Feb 6, 2008 / 01:49 am
A Maryland Circuit Court judge has ruled in favor of a public school curriculum promoting homosexuality, bisexuality, anal intercourse, and transvestitism to 8th and 10th grade students. The curriculum also teaches how to use condoms during unnatural sex acts and instructs students that homosexuality is innate.
Citizens for a Responsible Curriculum, the Family Leader Network and the Parents and Friends of Ex-Gays, represented by the Ann Arbor-based Thomas More Law Center, had asked Judge William J. Rowan, III to overturn a Maryland Board of Education ruling approving the Montgomery County school curriculum. Some said the curriculum was adopted due to pressure from homosexual advocacy groups.

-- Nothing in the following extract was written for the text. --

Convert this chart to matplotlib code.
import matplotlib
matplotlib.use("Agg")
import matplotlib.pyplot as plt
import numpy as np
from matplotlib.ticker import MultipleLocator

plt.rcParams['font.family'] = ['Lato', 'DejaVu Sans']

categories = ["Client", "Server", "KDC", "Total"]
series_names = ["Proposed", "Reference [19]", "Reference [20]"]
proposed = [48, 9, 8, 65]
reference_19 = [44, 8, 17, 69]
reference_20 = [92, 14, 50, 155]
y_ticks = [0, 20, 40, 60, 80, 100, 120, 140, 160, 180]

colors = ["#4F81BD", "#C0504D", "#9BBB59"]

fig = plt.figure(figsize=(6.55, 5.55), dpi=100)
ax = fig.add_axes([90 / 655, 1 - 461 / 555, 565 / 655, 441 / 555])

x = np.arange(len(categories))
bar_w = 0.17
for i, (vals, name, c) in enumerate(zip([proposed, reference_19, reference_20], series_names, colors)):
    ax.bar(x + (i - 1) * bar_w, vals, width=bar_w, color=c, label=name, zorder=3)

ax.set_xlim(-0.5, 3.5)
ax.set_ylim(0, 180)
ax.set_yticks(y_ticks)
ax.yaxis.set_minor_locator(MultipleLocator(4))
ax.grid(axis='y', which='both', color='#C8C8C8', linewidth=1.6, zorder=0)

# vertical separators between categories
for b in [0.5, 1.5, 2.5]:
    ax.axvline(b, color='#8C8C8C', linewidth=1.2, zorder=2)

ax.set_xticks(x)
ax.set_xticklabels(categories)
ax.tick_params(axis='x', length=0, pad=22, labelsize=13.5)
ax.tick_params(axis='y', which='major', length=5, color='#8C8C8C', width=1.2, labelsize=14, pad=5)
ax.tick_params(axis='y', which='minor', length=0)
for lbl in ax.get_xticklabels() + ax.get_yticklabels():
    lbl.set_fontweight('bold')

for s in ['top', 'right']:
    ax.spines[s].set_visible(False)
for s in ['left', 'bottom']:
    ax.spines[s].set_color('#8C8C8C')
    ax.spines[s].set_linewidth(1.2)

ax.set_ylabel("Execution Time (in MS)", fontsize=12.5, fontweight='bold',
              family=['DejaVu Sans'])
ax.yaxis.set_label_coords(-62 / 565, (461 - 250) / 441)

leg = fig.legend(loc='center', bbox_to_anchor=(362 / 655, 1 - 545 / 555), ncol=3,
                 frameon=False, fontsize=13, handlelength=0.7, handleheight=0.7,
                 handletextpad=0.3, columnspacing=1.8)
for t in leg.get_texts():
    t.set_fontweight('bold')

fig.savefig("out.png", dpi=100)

The Thomas More Law Center argued that the curriculum did not teach factually correct material, citing a 2007 case in Maryland’s highest appellate court that decided that the belief in the innateness of homosexuality was not supported by credible evidence.
“Maryland law says that you have to teach something that is factually accurate,” said Brandon Bolling, the Thomas More Law Center attorney who argued the case. “They are not doing that, therefore it is illegal.”
274 Montgomery-area doctors also signed a petition objecting to the curriculum, which promotes the claim that the use of condoms prevents disease in anal intercourse.
Hayley Gorenberg, the deputy legal director of Lambda Legal, which was defending the course, claimed that the educational material comes from the mainstream medical consensus. “It is based on leading, mainstream medical consensus and promotes tolerance and understanding of people of every orientation and gender identity,” he said.
Richard Thompson, President and Chief Counsel of the Thomas More Law Center predicted what the ruling in favor of the homosexual lobby will result in, saying, “Judge Rowan’s ruling gives a green light to homosexual groups throughout Maryland to pressure school boards to adopt similar policies.”